A few blocks from the Fields Corner MBTA station is the family-oriented Anh Hong (291 Adams Street), best known for its shared entrée “beef seven ways”: grilled with butter, rolled into sausage, or dipped in a tangy vinegar sauce are among the options. And steps from the station itself is Hiên Vuong (1487 Dot Ave), which features a touted bún mắm, a fermented-fish broth and vermicelli gumbo-like soup with seafood, pork, vegetables, and herbs.

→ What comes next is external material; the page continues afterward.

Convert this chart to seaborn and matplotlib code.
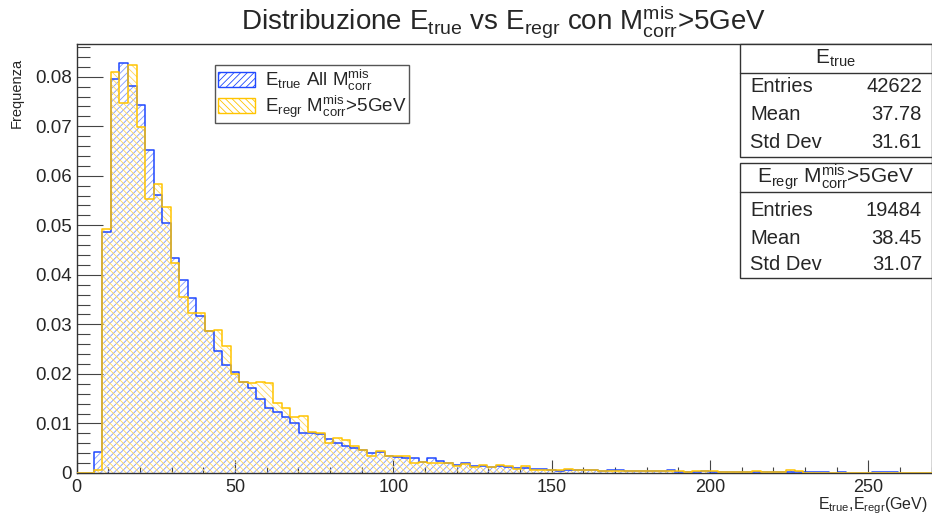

It’s a favorite of Huynh’s, but she recommends the version served at New Dong Khanh (83 Harrison Avenue), in Chinatown: “Very pungent broth. Not easy to handle,” she warns, “but it’s full of umami and better than the same dish I’ve had in Vietnam.” She also likes that restaurant’s bánh cuon (steamed rice flour rolls with pork filling); bánh xèo (a Vietnamese crêpe flavored with turmeric and stuffed with mung bean and bean sprouts); and hoanh thanh bo kho (braised beef broth in five spices, with wontons). And try the smoothies, she adds; especially the avocado and durian.

On the next street over, New Saigon Sandwich (696 Washington Street), a tiny storefront serving take-out hot boxed meals (like teriyaki chicken with rice or noodles), also sells fresh bánh mì —try the shredded pork, tofu, or BBQ beef, layered with cilantro, carrots, daikon, pickles, onions, and chili peppers.

Offerings at Pho Countryside, a pretty, casual spot that serves fresh noodle soups and rice dishes, with plenty of greens and vegetarian options
Photograph by Pho Countryside

For more ambience, go to Pho Countryside, in Kenmore Square, where the subdued lighting, tiny bar, and 12 cozy tables are enhanced by digital images of flickering flames simulating a fireplace. We liked the “Countryside rice plate,” flavored with grilled pork chop, sausage, shredded pork skin, pork-egg custard, and the fresh “health conscious” entrées, especially the hủ tiếu southern-styled tofu and vegetable noodle soup.